Vale dizer que, com todas as guerras, processos de repressão e exploração, genocídios e tudo de ruim que a civilização ocidental experimentou do século XIX até hoje, não se pode descartar inteiramente suas conquistas. A civilização ocidental produziu na modernidade imensos avanços, do campo tecnológico e científico ao político, ético, moral e jurídico. Trata-se do único modelo civilizatório capaz de fazer a autocrítica de seus processos de violência, como o nazismo e o fascismo, os genocídios etc.

Aparentemente, também têm contribuído para o aniquilamento do nosso common ground humanista certos aspectos fundamentais desse processo que, como todo engenho humano, têm características negativas, como é o caso da comunicação por internet. Esse ambiente, que permite enorme facilidade na pesquisa, no acesso a documentos, estudos e informações que favorecem o desenvolvimento cultural, também é o espaço – as redes sociais, em especial – da produção de dois fenômenos interessantes e ao mesmo tempo assustadores: o conhecimento superficial e a expressão das emoções sem qualquer tipo de pudor, de freio civilizatório.

Se a internet propicia algum nível de informação, o principal problema daqueles que se digladiam, ao contrário do que se costuma dizer, não é a ignorância, mas o conhecimento raso e fragmentado acerca dos fenômenos.

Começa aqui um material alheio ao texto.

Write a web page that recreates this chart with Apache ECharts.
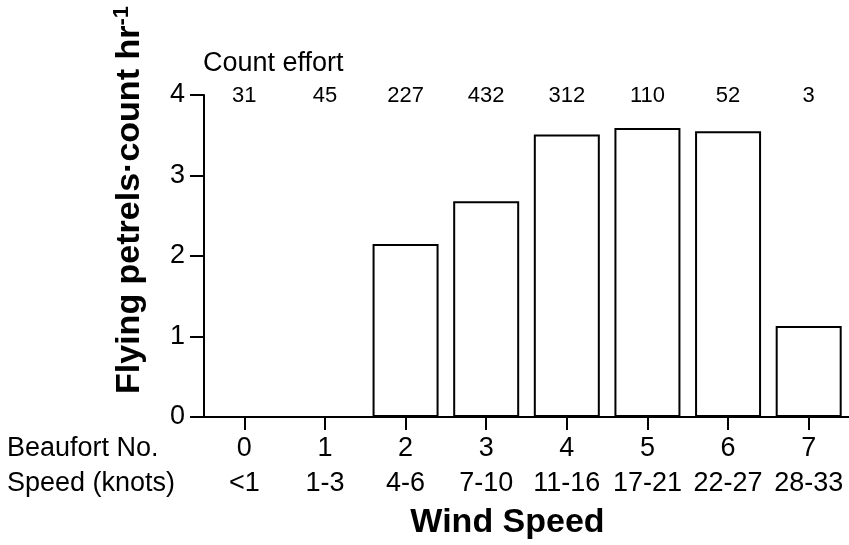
<!DOCTYPE html>
<html>
<head>
<meta charset="utf-8">
<script src="https://cdn.jsdelivr.net/npm/echarts@6/dist/echarts.min.js"></script>
<style>html,body{margin:0;padding:0;background:#fff;}#c{width:849px;height:545px;}</style>
</head>
<body>
<div id="c"></div>
<script>
const beaufort = ['0', '1', '2', '3', '4', '5', '6', '7'];
const speeds = ['<1', '1-3', '4-6', '7-10', '11-16', '17-21', '22-27', '28-33'];
const countEffort = ['31', '45', '227', '432', '312', '110', '52', '3'];
const petrels = [0, 0, 2.15, 2.68, 3.51, 3.59, 3.55, 1.13];
const yTicks = [0, 1, 2, 3, 4];

const FONT = '"Liberation Sans", Arial, Helvetica, sans-serif';
const chart = echarts.init(document.getElementById('c'), null, {renderer: 'canvas'});
chart.setOption({
  animation: false,
  backgroundColor: '#fff',
  textStyle: {fontFamily: FONT, color: '#000'},
  grid: {left: 204, right: 0, top: 95, bottom: 128, containLabel: false},
  xAxis: [{
    type: 'category',
    data: beaufort,
    position: 'bottom',
    axisLine: {show: true, lineStyle: {color: '#000', width: 2}},
    axisTick: {show: true, alignWithLabel: true, interval: 0, length: 13, lineStyle: {color: '#000', width: 2}},
    axisLabel: {
      interval: 0, hideOverlap: false,
      color: '#000', fontSize: 27, fontFamily: FONT, margin: 14, lineHeight: 35,
      formatter: (v, i) => v + '\n' + speeds[i]
    },
    name: 'Wind Speed',
    nameLocation: 'middle',
    nameGap: 106,
    nameTextStyle: {fontSize: 34, fontWeight: 'bold', color: '#000', fontFamily: FONT,
      verticalAlign: 'middle', padding: [0, 38, 0, 0]}
  }, {
    type: 'category',
    data: countEffort,
    position: 'top',
    axisLine: {show: false},
    axisTick: {show: false},
    axisLabel: {interval: 0, hideOverlap: false, color: '#000', fontSize: 22, fontFamily: FONT, margin: -1, verticalAlign: 'middle'}
  }],
  yAxis: {
    type: 'value',
    min: 0, max: 4, interval: 1,
    axisLine: {show: true, lineStyle: {color: '#000', width: 2}},
    axisTick: {show: true, length: 14, lineStyle: {color: '#000', width: 2}},
    splitLine: {show: false},
    axisLabel: {color: '#000', fontSize: 27, fontFamily: FONT, margin: 19,
      formatter: v => yTicks.indexOf(v) >= 0 ? String(v) : ''}
  },
  graphic: [
    {type: 'text', x: 7, y: 449, style: {text: 'Beaufort No.', font: '27px ' + FONT, fill: '#000', verticalAlign: 'middle'}},
    {type: 'text', x: 7, y: 484, style: {text: 'Speed (knots)', font: '27px ' + FONT, fill: '#000', verticalAlign: 'middle'}},
    {type: 'text', x: 203, y: 64, style: {text: 'Count effort', font: '27px ' + FONT, fill: '#000', verticalAlign: 'middle'}},
    {type: 'text', x: 130, y: 200, rotation: Math.PI / 2,
      style: {
        text: 'Flying petrels·count hr{sup|-1}',
        font: 'bold 34px ' + FONT, fill: '#000', align: 'center', verticalAlign: 'middle',
        rich: {sup: {font: 'bold 22px ' + FONT, fill: '#000', verticalAlign: 'top', padding: [0, 0, 16, 0]}}
      }}
  ],
  series: [{
    type: 'bar',
    data: petrels,
    barWidth: 66,
    itemStyle: {color: '#fff', borderColor: '#000', borderWidth: 2},
    xAxisIndex: 0, yAxisIndex: 0
  }]
});
</script>
</body>
</html>
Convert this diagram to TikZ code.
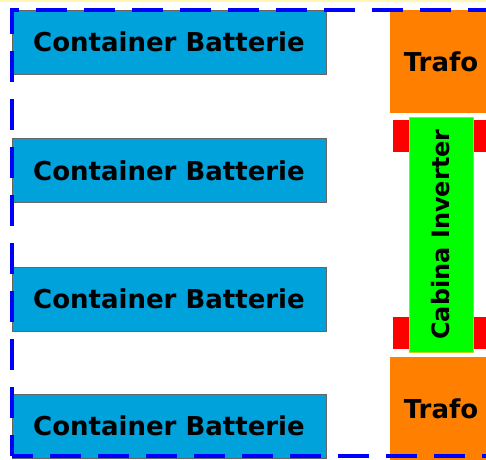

Basta um conhecimento superficial de um determinado tema ou acontecimento para fazer com que se sintam aptos a avalizar um determinado ponto de vista.

Acontece que, como bem pontuou Hannah Arendt, o mal sobrevive na banalidade, na superficialidade, nunca é radical, pois não desce à raiz, não tem profundidade. Mas pode ser extremo. Agentes policiais torturam prisioneiros por acreditarem de forma irrefletida que isso faz parte do seu papel profissional. É a ausência de reflexão – ética, moral, política – a origem do mal que pode se tornar extremo e levar a um genocídio.

Essa mesma falta de reflexão, conjugada à ausência de qualquer freio civilizatório, tem pautado diariamente o debate público e, principalmente, as discussões que se estabelecem nas redes sociais.

Não se pode interpretar democracia apenas como um espaço onde é possível divergir, assim como não se pode imaginar o ambiente da política, numa democracia, como o ambiente das emoções mais primitivas. Democracia pressupõe consensos formados pelo debates dotados de um mínimo de profundidade analítica e reflexiva, onde a racionalidade e a moral humanista sirvam de freio sublimatório dos afetos mais primitivos.

A vida pública – seja no Congresso, nos sites de notícias e nas redes sociais – precisa voltar a ser pautada pelo debate racional que possibilite a formação de alguma convergência. Caso contrário, estará sob risco de extinção não só a possibilidade de uma sociedade e de um Estado verdadeiramente democráticos, mas também aquilo que chamamos de civilização.